Debt — private, institutional, and moral — is the film's organizing theme. Every character is in debt to someone: financially, emotionally, or in terms of obligations they cannot meet. The bag of cash represents not freedom but the fantasy of freedom, and the film's darkest insight is that the characters' inability to use it wisely is inseparable from the conditions that made them desperate in the first place. Related to this is a sustained examination of how economic pressure distorts moral reasoning: each character's ethical capitulation is presented not as villainy but as incremental necessity, a series of individually comprehensible steps toward a collectively catastrophic outcome. The film also engages with gender and class in ways specific to contemporary Korea: Yeonhee's predatory agency is coded as a response to structural vulnerability, and the elderly women in the film bear a disproportionate share of the suffering generated by male failures. Beneath the noir mechanics, Beasts Clawing at Straws is a film about what societies do to their most precarious members.

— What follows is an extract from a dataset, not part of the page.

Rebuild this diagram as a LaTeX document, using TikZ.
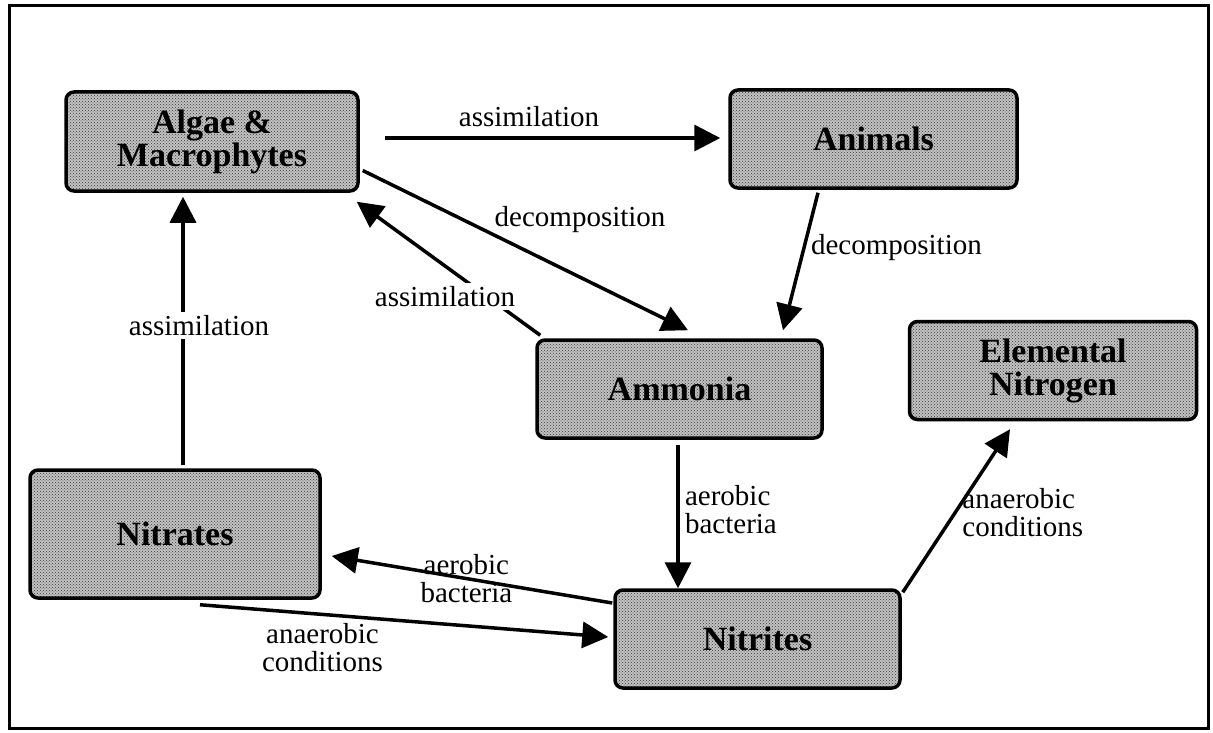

Critical reception. The film received strong reviews from Korean critics and solid notices in the international press that covered its BIFF premiere. The consensus identified the ensemble performances — particularly Jeon Do-yeon and Youn Yuh-jung — as the film's primary achievement, with secondary praise for the structural craft of the adaptation and Kim Tae-soo's cinematography. The COVID-affected theatrical run limited the cultural footprint the film might otherwise have achieved, and it has not yet received the sustained retrospective critical attention that would confirm a canonical position in assessments of Korean cinema.
Influences on the film (backward). The most cited formal precedent is the Coen Brothers, specifically Blood Simple (1984), Fargo (1996), and No Country for Old Men (2007) — films that share the "bag of money as social X-ray" structure and the dark comedy of human catastrophe. Tarantino's non-linear ensemble architecture (Pulp Fiction, 1994) is a less direct but legible inheritance. Within Japanese crime fiction, Sone Keisuke's source novel participates in a tradition of small-scale, sociologically precise noir associated with the Honkaku revival and the domestic crime fiction of writers like Kirino Natsuo. Within Korean cinema, the film inherits the dark social comedy of Bong Joon-ho's earlier work and the formal seriousness of Korean crime films from the previous decade.
Legacy and forward influence. As of the writing of this dossier, Beasts Clawing at Straws is most significant for two things beyond its own merits: it is the film that introduced Kim Yong-hoon as a major directorial presence in Korean genre cinema, and it is the film in which, in retrospect, Youn Yuh-jung's late-career international ascent becomes clearly visible. The film has circulated internationally on streaming platforms and has built a secondary reputation in genre-cinema communities as a carefully crafted example of ensemble noir. Whether it will ultimately register as a landmark of the Korean crime cycle — or as a distinguished entry in its second tier — remains an open question that the critical record of the 2020s has not yet fully answered.